In the crash, bang, wallop of football against the clock, it’s perhaps not surprising that players develop some kind of amnesia when it comes to recalling majors moments amid the frenzied, mind-mangling tumult. “I don’t really remember it much,” said Sean Clare of the 25-yard pile driver in injury time which rescued a point for Hearts in a pulsating skirmish at McDiarmid Park.

Having derailed Rangers’ title tilt the previous weekend, Hearts were in danger of clattering into the buffers as St Johnstone’s spirited second-half thrust pushed them into a deserved 3-2 lead. Hearts, with an all-action opening period which had them 2-1 up, were almost unrecognisable after the resumption. Even Doctor Jekyll would have gasped at the transformation as Daniel Stendel’s men struggled to cope with St Johnstone’s industry and impetus. Clare’s late and spectacular intervention, one which stemmed from a throw-in which should have been awarded to the hosts, salvaged the situation.

“We were in control in the first half and then we had a shaky 15 minutes which cost us the three points,” conceded Clare. “We’ll have a look at why it (the second half struggle) happened and stop it happening again.”

Clare has been galvanised under Stendel and his switch to right back has brought benefits to all concerned.

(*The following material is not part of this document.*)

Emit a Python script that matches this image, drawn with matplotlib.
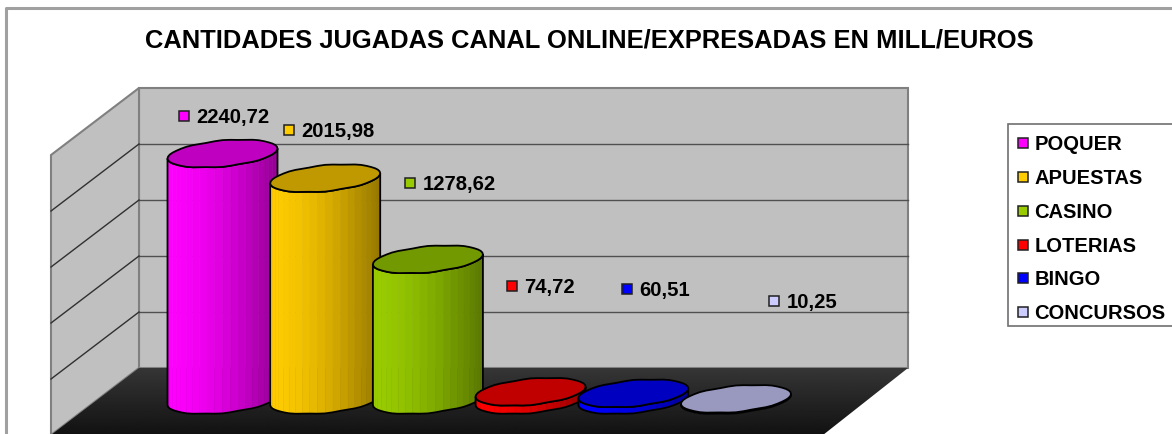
import numpy as np
import matplotlib
matplotlib.use('Agg')
import matplotlib.pyplot as plt
from matplotlib.lines import Line2D
from matplotlib.patches import Polygon, Rectangle

categories = ['POQUER', 'APUESTAS', 'CASINO', 'LOTERIAS', 'BINGO', 'CONCURSOS']
values = [2240.72, 2015.98, 1278.62, 74.72, 60.51, 10.25]
value_labels = ['2240,72', '2015,98', '1278,62', '74,72', '60,51', '10,25']
grid_values = [0, 500, 1000, 1500, 2000, 2500]
colors = ['#FF00FF', '#FFCC00', '#99CC00', '#FF0000', '#0000FF', '#CCCCFF']
top_colors = ['#C000C0', '#C09900', '#739900', '#C00000', '#0000C0', '#9999BF']

# posicion de las etiquetas (pixeles)
label_x = [184, 289, 410, 512, 627, 774]
label_y = [116, 130, 183, 286, 289, 301]

plt.rcParams['font.family'] = ['Liberation Sans', 'DejaVu Sans']

fig = plt.figure(figsize=(11.72, 4.34), dpi=100)
ax = fig.add_axes([0, 0, 1, 1])

# marco exterior
ax.plot([5.5, 5.5, 1172], [434, 7.5, 7.5], color='#A0A0A0', lw=2.2, zorder=1)

# paredes
back_l, back_r, back_b = 139, 908, 368
dx, dy = 88, 67
wall_scale = 0.112
ax.add_patch(Rectangle((back_l, 88), back_r - back_l, back_b - 88, fc='#C0C0C0', ec='#808080', lw=1.5, zorder=2))
ax.add_patch(Polygon([(back_l - dx, 88 + dy), (back_l, 88), (back_l, back_b), (back_l - dx, back_b + dy)],
                     fc='#C0C0C0', ec='#808080', lw=1.5, zorder=2))
for g in grid_values[1:-1]:
    gy = back_b - g * wall_scale
    ax.plot([back_l, back_r], [gy, gy], color='#505050', lw=1.0, zorder=3)
    ax.plot([back_l - dx, back_l], [gy + dy, gy], color='#303030', lw=1.0, zorder=3)

# suelo con degradado
floor = Polygon([(back_l, back_b), (back_r, back_b), (back_r - 85, 434 + 1), (back_l - 88, 434 + 1)],
                fc='none', ec='none', zorder=3, transform=ax.transData)
ax.add_patch(floor)
grad = np.linspace(0.21, 0.07, 64).reshape(-1, 1)
im = ax.imshow(grad, cmap='gray', vmin=0, vmax=1, extent=(40, 920, 435, 368), aspect='auto', zorder=3)
im.set_clip_path(floor)


def shade(c, f):
    return tuple(np.array(matplotlib.colors.to_rgb(c)) * f)


def rim(t):
    # borde un poco ondulado, como el cilindro facetado del original
    return b * np.sin(t) - tilt * np.cos(t) + 0.4 * np.sin(t) ** 2 * np.sin(9 * t)


# cilindros
col_x0, col_step = 222.5, 102.7
a, b, tilt = 55.0, 13.0, 5.0
base_y = 400
col_scale = 0.11
facets = 22
for i, v in enumerate(values):
    z = 5 + i
    cx = col_x0 + i * col_step
    h = v * col_scale
    top_y = base_y - h
    t = np.linspace(np.pi, 0, facets + 1)
    ex = cx + a * np.cos(t)
    ey = rim(t)
    for k in range(facets):
        frac = (0.5 * (ex[k] + ex[k + 1]) - ex[0]) / (2 * a)
        f = 1 - 0.42 * frac ** 1.6
        c = shade(colors[i], f)
        ax.add_patch(Polygon([(ex[k], base_y + ey[k]), (ex[k + 1], base_y + ey[k + 1]),
                              (ex[k + 1], top_y + ey[k + 1]), (ex[k], top_y + ey[k])],
                             fc=c, ec=c, lw=0.4, zorder=z))
    body_x = np.concatenate([ex, ex[::-1]])
    body_y = np.concatenate([base_y + ey, (top_y + ey)[::-1]])
    ax.add_patch(Polygon(np.column_stack([body_x, body_y]), fc='none', ec='black', lw=1.3, zorder=z))
    t2 = np.linspace(0, 2 * np.pi, 2 * facets + 1)
    ax.add_patch(Polygon(np.column_stack([cx + a * np.cos(t2), top_y + rim(t2)]),
                         fc=top_colors[i], ec='black', lw=1.3, zorder=z))

# etiquetas de valores
for i, txt in enumerate(value_labels):
    ax.plot(label_x[i], label_y[i], marker='s', ms=7.5, mfc=colors[i], mec='#202020', mew=1.1, zorder=20)
    ax.text(label_x[i] + 12.5, label_y[i] + 1.5, txt, fontsize=14.6, fontweight='bold',
            va='center', ha='left', color='black', zorder=20)

# titulo
ax.text(589, 40.5, 'CANTIDADES JUGADAS CANAL ONLINE/EXPRESADAS EN MILL/EUROS', fontsize=18.4,
        fontweight='bold', ha='center', va='center', color='black', zorder=20)

# leyenda: el marco va aparte porque el texto no queda centrado en la caja
ax.add_patch(Rectangle((1008, 124), 166, 202, fc='white', ec='#707070', lw=1.2, zorder=19))
handles = [Line2D([], [], ls='none', marker='s', ms=7.5, mfc=c, mec='#202020', mew=1.1, label=n)
           for c, n in zip(colors, categories)]
leg = ax.legend(handles=handles, loc='upper left', bbox_to_anchor=(1003, 124), bbox_transform=ax.transData,
                frameon=False, borderaxespad=0, prop={'weight': 'bold', 'size': 14.5},
                labelspacing=0.73, handlelength=0.8, handletextpad=0.2, borderpad=0.57)
leg.set_zorder(20)

ax.set_xlim(0, 1172)
ax.set_ylim(434, 0)
ax.axis('off')

fig.savefig('out.png', dpi=100, facecolor='white')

Stendel’s fondness for the so-called high press, a high risk but high reward strategy, requires discipline, trust and boldness. The exacting nature of it just about requires breathing apparatus too but Clare is revelling in its demands.

“The style of play is right up my street,” he added. “I’m nowhere near the finished article in the right back position and I’m not saying I’m permanently right back but there’s lots to learn. That’s promising for me in my eyes because I can get better. The manager wants the full backs high up the pitch and that suits me. I’m an attacking player. There’s definitely an element of risk (to the system).The way we play will allow us to score more goals and as we keep working on it the more secure we will be at the back.”

The late leveller was a sore one for St Johnstone who put in a terrific second-half shift and probably should have put Hearts to the sword. Stevie May added a penalty to his 17th minute opener while the impressive Ali McCann capped a robust display with a tidy goal as the hosts left Hearts in an appalling guddle. The Saints also rattled the woodwork while May’s growing confidence was illustrated by a wonderfully executed effort from 45-yards which was desperately clawed to safety by the Hearts keeper.

"At half-time some people might have said it would be a great result to go and draw the game,” reflected May. “But the way the game went, we are disappointed. You could see it in the changing room. It felt like a defeat.”

It’s not been the most prolific of campaigns for May but the 27-year-old’s brace, which took his tally to five for the season, illuminated a fine all-round performance. “My confidence in my ability has always been there,” he added. “When you have scored a couple, like I did, it is easier to maybe have a few more efforts from longer range than you would if you were losing 2-0 and hadn’t scored in that game. My confidence levels are good. I know my ability. I know I’m good enough. That’s never been a problem for me.”